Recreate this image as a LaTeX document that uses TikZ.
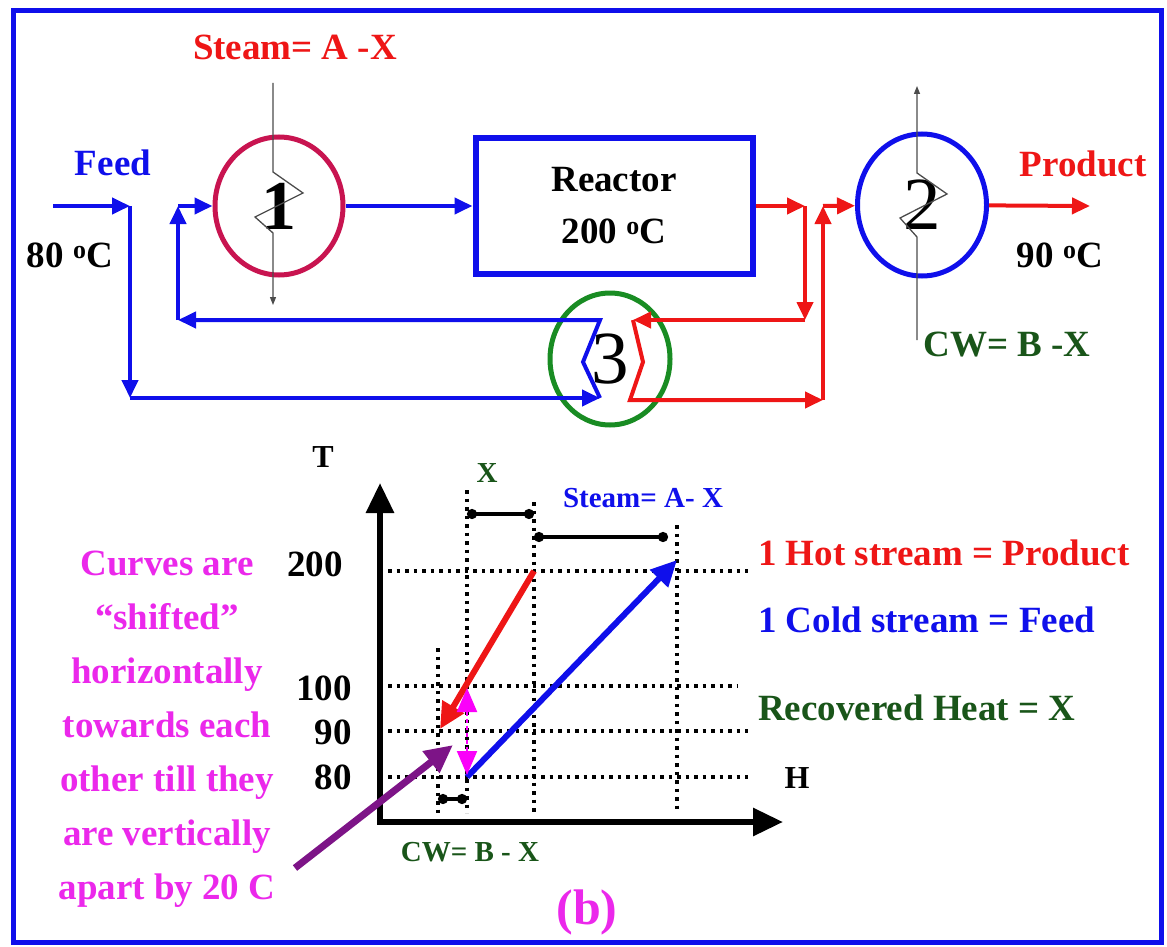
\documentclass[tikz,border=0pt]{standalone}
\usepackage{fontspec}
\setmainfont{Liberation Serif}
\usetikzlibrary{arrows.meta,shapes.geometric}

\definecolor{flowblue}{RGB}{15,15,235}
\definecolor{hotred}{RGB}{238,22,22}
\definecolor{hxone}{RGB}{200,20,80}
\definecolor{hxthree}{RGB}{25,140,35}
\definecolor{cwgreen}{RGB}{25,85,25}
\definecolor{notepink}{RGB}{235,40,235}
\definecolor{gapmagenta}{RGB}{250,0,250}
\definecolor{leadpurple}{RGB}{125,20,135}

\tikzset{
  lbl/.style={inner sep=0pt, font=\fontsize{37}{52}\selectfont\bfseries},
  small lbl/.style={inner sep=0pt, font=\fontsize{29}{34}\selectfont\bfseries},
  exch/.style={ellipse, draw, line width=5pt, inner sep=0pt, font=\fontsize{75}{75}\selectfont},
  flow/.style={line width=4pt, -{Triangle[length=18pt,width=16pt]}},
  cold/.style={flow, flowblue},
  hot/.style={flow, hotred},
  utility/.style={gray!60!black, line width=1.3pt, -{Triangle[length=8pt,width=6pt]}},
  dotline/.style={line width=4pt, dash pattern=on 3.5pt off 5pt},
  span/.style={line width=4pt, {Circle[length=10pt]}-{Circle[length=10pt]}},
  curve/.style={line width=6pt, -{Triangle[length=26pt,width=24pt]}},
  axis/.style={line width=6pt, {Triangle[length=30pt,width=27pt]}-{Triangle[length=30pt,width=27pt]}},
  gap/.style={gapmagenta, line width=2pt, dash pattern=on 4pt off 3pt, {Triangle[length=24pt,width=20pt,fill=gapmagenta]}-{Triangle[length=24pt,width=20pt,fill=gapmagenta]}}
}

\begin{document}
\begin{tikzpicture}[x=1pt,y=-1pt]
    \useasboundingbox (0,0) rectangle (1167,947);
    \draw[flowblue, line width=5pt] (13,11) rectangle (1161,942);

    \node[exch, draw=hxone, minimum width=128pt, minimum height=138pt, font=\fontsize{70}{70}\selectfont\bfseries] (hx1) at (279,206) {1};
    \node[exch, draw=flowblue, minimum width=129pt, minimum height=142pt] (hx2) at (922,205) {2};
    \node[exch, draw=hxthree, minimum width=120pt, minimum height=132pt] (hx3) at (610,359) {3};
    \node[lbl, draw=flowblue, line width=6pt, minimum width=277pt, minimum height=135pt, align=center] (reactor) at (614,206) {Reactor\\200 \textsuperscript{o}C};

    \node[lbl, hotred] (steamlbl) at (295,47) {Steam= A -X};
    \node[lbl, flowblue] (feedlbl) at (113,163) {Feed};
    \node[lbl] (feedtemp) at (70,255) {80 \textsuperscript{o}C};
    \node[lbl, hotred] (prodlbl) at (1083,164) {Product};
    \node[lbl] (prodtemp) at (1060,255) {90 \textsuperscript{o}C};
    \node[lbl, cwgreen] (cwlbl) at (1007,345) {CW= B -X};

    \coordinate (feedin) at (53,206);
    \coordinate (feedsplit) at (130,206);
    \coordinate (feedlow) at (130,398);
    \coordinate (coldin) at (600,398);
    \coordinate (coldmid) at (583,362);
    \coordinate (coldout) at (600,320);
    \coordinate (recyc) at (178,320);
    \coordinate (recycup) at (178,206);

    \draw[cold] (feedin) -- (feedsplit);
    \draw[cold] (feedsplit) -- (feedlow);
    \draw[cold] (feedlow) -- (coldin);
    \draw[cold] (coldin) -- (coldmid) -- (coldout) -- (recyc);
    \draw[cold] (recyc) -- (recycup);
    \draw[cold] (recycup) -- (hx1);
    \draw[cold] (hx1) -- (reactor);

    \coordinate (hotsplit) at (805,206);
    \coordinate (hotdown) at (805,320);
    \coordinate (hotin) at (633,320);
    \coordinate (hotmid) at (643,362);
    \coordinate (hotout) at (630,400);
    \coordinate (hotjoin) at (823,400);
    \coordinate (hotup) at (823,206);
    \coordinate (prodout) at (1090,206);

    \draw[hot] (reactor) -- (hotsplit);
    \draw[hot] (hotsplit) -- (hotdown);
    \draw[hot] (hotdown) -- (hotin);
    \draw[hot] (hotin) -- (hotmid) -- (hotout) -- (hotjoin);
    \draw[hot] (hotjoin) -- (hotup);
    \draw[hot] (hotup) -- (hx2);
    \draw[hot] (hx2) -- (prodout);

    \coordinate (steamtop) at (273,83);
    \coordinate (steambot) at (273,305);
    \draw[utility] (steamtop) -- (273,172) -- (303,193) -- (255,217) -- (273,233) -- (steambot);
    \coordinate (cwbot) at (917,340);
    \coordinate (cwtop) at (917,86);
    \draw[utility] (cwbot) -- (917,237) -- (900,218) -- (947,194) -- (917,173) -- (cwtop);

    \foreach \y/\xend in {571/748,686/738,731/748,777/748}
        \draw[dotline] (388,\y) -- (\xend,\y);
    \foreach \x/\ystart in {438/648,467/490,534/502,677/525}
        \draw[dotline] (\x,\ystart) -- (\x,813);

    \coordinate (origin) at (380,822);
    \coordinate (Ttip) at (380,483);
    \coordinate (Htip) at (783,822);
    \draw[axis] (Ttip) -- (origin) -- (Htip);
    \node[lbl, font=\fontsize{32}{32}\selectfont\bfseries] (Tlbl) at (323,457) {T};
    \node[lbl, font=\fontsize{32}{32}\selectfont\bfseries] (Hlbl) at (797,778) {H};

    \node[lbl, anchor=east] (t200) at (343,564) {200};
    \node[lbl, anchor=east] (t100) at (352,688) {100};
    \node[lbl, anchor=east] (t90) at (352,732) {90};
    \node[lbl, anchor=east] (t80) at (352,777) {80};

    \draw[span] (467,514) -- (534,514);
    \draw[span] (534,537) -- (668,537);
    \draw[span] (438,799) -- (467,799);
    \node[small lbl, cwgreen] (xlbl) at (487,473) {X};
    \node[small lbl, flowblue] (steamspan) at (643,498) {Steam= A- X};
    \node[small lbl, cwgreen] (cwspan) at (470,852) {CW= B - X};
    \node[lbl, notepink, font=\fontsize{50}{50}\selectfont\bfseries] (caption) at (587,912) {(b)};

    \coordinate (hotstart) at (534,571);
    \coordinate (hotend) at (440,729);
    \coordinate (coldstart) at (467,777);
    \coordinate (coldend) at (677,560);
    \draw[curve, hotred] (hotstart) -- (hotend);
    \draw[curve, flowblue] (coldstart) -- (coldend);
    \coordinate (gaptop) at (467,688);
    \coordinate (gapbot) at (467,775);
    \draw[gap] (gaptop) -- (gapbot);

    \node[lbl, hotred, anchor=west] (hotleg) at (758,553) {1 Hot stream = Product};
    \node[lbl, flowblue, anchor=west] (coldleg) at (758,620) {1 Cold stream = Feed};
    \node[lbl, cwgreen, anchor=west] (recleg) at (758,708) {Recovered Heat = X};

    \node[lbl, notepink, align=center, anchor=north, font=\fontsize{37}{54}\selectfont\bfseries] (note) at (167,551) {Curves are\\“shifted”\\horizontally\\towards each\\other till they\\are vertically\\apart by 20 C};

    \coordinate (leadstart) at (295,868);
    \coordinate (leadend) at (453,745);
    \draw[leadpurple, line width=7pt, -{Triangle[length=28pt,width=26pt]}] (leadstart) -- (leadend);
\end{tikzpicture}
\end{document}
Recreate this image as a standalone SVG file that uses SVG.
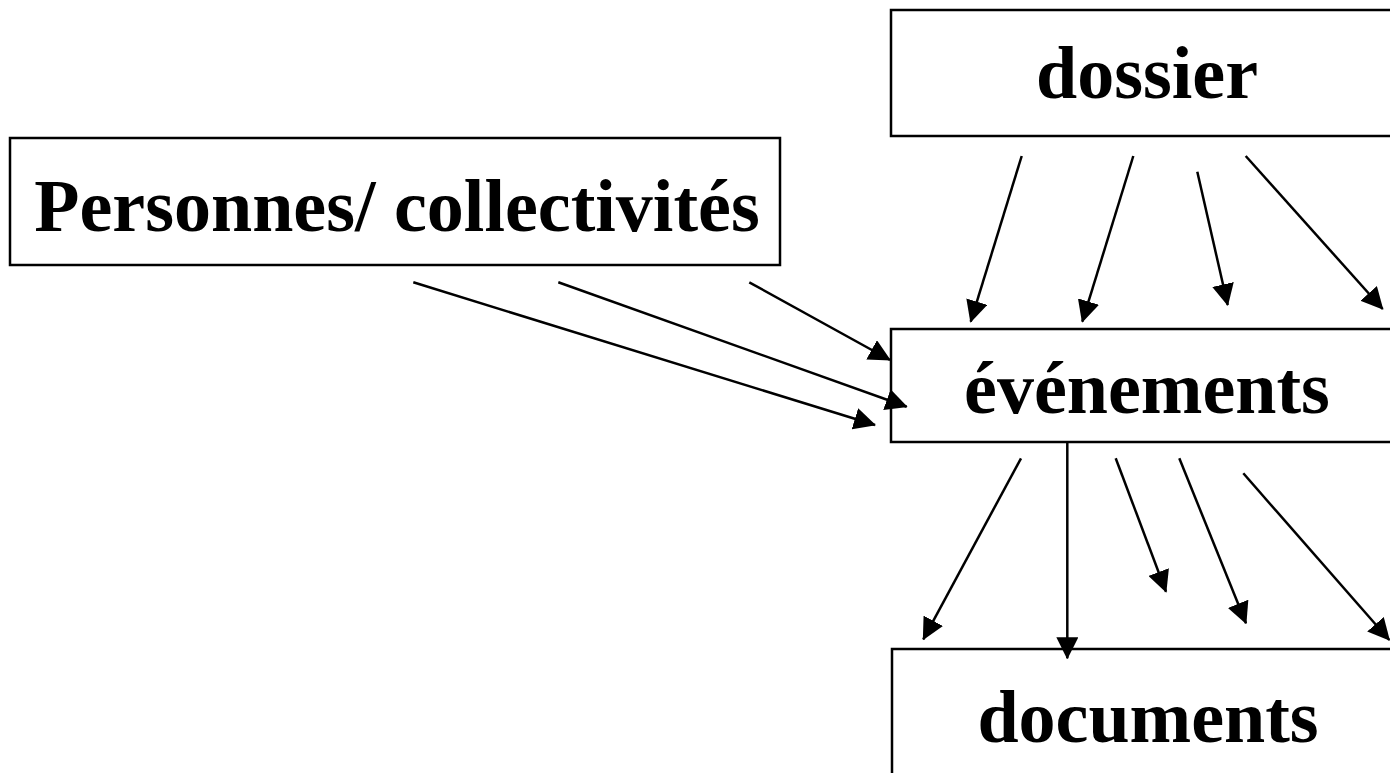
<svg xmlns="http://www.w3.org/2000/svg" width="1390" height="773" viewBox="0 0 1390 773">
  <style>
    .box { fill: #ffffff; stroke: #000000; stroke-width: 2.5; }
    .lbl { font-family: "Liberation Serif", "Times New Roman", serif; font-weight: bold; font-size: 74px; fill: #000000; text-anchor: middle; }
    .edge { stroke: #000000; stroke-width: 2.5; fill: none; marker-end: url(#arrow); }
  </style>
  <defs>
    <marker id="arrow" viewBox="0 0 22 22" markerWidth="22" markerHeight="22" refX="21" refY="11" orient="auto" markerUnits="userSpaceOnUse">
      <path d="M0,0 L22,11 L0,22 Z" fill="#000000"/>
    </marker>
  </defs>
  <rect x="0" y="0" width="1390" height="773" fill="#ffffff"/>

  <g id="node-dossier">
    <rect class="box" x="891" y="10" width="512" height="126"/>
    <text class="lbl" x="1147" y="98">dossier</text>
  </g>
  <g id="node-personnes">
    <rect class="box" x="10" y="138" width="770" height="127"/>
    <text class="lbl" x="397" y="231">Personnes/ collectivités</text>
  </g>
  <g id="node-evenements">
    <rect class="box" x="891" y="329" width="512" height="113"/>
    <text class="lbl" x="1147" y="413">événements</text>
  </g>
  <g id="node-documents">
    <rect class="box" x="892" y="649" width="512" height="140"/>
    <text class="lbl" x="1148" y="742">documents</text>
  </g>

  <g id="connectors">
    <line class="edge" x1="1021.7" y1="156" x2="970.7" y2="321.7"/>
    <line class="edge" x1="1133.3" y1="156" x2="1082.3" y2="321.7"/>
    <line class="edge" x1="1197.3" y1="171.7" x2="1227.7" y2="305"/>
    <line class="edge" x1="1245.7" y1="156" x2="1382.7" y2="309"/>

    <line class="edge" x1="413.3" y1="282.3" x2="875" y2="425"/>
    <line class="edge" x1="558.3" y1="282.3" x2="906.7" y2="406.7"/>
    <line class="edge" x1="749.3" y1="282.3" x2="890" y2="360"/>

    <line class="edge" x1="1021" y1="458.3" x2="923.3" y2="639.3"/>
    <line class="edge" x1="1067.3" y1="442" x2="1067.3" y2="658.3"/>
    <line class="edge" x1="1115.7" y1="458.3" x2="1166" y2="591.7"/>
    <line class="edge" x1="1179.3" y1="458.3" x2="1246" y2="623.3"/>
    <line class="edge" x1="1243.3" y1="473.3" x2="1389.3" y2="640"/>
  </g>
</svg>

*Written request*.
Up to and including the line with "(13,11) rectangle (1161,942);", copy the data above from its first line. Skip pictures.

*Solution for this problem*.
Recreate this image as a LaTeX document that uses TikZ.
\documentclass[tikz,border=0pt]{standalone}
\usepackage{fontspec}
\setmainfont{Liberation Serif}
\usetikzlibrary{arrows.meta,shapes.geometric}

\definecolor{flowblue}{RGB}{15,15,235}
\definecolor{hotred}{RGB}{238,22,22}
\definecolor{hxone}{RGB}{200,20,80}
\definecolor{hxthree}{RGB}{25,140,35}
\definecolor{cwgreen}{RGB}{25,85,25}
\definecolor{notepink}{RGB}{235,40,235}
\definecolor{gapmagenta}{RGB}{250,0,250}
\definecolor{leadpurple}{RGB}{125,20,135}

\tikzset{
  lbl/.style={inner sep=0pt, font=\fontsize{37}{52}\selectfont\bfseries},
  small lbl/.style={inner sep=0pt, font=\fontsize{29}{34}\selectfont\bfseries},
  exch/.style={ellipse, draw, line width=5pt, inner sep=0pt, font=\fontsize{75}{75}\selectfont},
  flow/.style={line width=4pt, -{Triangle[length=18pt,width=16pt]}},
  cold/.style={flow, flowblue},
  hot/.style={flow, hotred},
  utility/.style={gray!60!black, line width=1.3pt, -{Triangle[length=8pt,width=6pt]}},
  dotline/.style={line width=4pt, dash pattern=on 3.5pt off 5pt},
  span/.style={line width=4pt, {Circle[length=10pt]}-{Circle[length=10pt]}},
  curve/.style={line width=6pt, -{Triangle[length=26pt,width=24pt]}},
  axis/.style={line width=6pt, {Triangle[length=30pt,width=27pt]}-{Triangle[length=30pt,width=27pt]}},
  gap/.style={gapmagenta, line width=2pt, dash pattern=on 4pt off 3pt, {Triangle[length=24pt,width=20pt,fill=gapmagenta]}-{Triangle[length=24pt,width=20pt,fill=gapmagenta]}}
}

\begin{document}
\begin{tikzpicture}[x=1pt,y=-1pt]
    \useasboundingbox (0,0) rectangle (1167,947);
    \draw[flowblue, line width=5pt] (13,11) rectangle (1161,942);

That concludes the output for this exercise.